С Пушкиным мы познакомились не с ранней молодости (мы жили в разных городах), а лишь перед тем временем, когда он задумал издавать «Современник» и пригласил меня участвовать в этом журнале;* следственно, я, что называется, товарищем детства Пушкина не был; мы даже с ним не были на ты — он и по летам, и по всему был для меня старшим; но я питал к нему глубокое уважение и душевную любовь и смею сказать гласно, что эти чувства были между нами взаимными, что могут засвидетельствовать все наши тогдашние знакомые, равно мое участие в «Современнике», письма ко мне от Пушкина и проч. т. п.; после горькой его кончины я вместе с кн.
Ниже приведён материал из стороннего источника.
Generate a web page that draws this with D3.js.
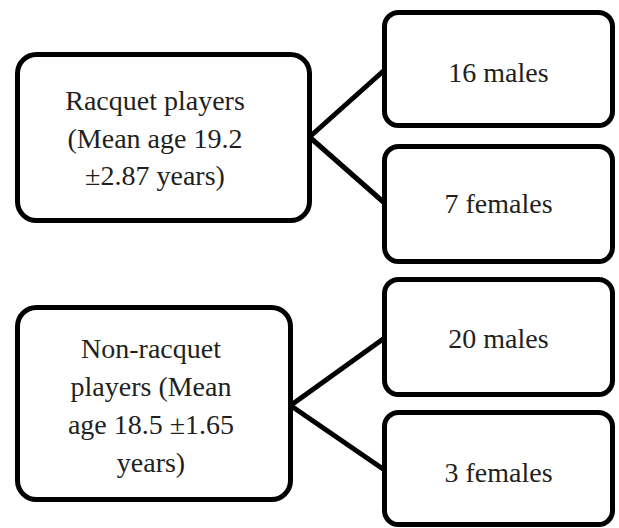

П. А. Вяземским, В. А. Жуковским и П. А. Плетневым имел счастие быть редактором тех номеров «Современника», которых издание было предпринято нами для того только, чтобы исполнить обязанность великого поэта как издателя к подписчикам на его журнал. При такой обстановке дела анекдот, выдуманный бесчестным клеветником, и по времени, и по характеру наших отношений с Пушкиным не мог существовать ни в каком виде и ни при каком случае. С Дашковым я познакомился в 1827 году при начале моей службы и имел счастие тогда же получить от него три весьма важные работы, за которые, может быть, многие грехи мне простятся в сем мире; в числе их было, между прочим: Положение о правах авторской собственности в России, вошедшее потом почти без перемен в силу закона и дотоле не существовавшее в нашем законодательстве.* Служба моя под начальством Дашкова длилась недолго, ибо он вскоре потом был сделан министром юстиции, а я остался в министерстве внутренних дел, но приязненные отношения между нами не прекращались до самой кончины этого знаменитого государственного мужа. Награда, о которой упоминает в подтверждение своего вымысла клеветник, последовала гораздо позже и была для меня совершенною неожиданностию.* Следственно, и анекдот обо мне с Дашковым есть также чистейшая ложь. Все это вымышлено клеветником потому только, что после многих его бесчестных и бесчеловечных более или менее тайных поступков совершился один ужасный, в действительности которого уже не было ни малейшего сомнения, и тогда я запретил этого безнравственного негодяя пускать к себе в переднюю. Inde ira[7].